■ Dataset excerpts ■
++++

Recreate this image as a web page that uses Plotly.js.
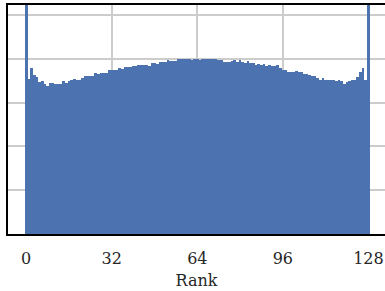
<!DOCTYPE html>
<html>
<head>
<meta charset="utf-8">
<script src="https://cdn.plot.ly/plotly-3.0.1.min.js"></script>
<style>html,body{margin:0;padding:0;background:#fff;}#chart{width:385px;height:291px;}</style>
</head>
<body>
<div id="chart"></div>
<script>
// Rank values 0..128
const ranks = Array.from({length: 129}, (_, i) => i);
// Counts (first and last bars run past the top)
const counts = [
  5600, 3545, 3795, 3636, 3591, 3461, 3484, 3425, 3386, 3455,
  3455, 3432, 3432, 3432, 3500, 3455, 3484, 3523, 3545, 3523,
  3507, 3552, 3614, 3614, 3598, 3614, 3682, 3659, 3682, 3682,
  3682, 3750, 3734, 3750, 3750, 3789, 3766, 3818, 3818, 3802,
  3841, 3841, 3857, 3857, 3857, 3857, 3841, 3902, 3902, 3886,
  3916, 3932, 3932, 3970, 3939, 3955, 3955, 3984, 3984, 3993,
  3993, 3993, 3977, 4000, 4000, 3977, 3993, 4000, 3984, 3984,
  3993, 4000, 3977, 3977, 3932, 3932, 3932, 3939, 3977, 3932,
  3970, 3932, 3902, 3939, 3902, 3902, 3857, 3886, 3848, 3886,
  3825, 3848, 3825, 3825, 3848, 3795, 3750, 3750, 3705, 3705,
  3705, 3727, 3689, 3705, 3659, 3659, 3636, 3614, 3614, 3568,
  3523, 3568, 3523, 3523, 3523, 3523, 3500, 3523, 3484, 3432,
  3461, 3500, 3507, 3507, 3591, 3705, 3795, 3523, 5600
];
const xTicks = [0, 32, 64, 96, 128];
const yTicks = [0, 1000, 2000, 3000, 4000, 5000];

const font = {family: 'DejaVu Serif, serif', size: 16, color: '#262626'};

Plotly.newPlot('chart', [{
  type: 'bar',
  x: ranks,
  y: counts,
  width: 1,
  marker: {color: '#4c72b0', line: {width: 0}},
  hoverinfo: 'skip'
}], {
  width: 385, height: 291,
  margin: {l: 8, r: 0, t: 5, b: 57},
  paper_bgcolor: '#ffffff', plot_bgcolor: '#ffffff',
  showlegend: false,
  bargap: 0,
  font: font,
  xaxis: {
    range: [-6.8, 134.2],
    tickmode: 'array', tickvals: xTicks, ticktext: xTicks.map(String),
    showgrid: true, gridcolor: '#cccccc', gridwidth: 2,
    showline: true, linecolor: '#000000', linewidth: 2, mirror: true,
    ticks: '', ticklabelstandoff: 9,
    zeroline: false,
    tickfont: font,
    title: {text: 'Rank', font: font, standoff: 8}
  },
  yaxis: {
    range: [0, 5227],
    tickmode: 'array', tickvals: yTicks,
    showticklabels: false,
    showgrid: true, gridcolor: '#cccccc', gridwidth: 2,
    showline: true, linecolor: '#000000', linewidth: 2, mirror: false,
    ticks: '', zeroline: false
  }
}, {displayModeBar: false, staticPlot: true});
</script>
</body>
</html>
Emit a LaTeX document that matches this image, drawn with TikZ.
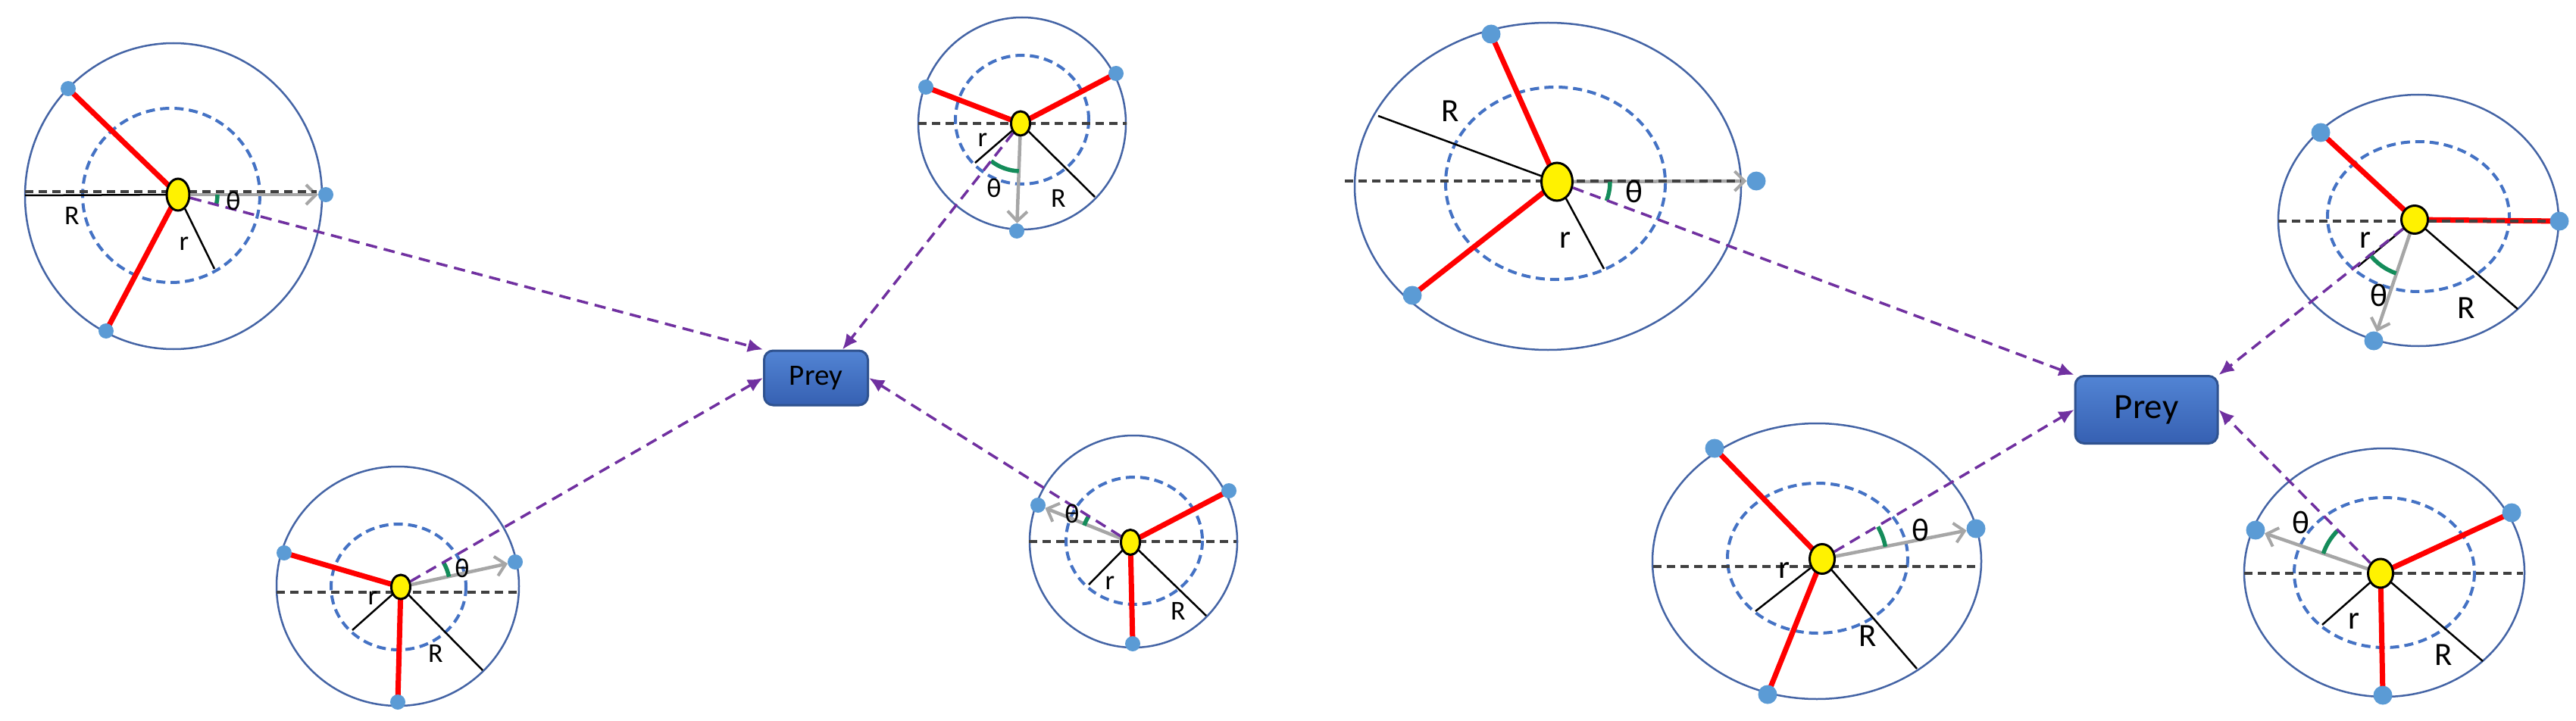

++++

■ Your instructions ■
Look for lines containing the string "that" and copy them all.

■ Exercise solution ■
Recreate this image as a web page that uses Plotly.js.
Emit a LaTeX document that matches this image, drawn with TikZ.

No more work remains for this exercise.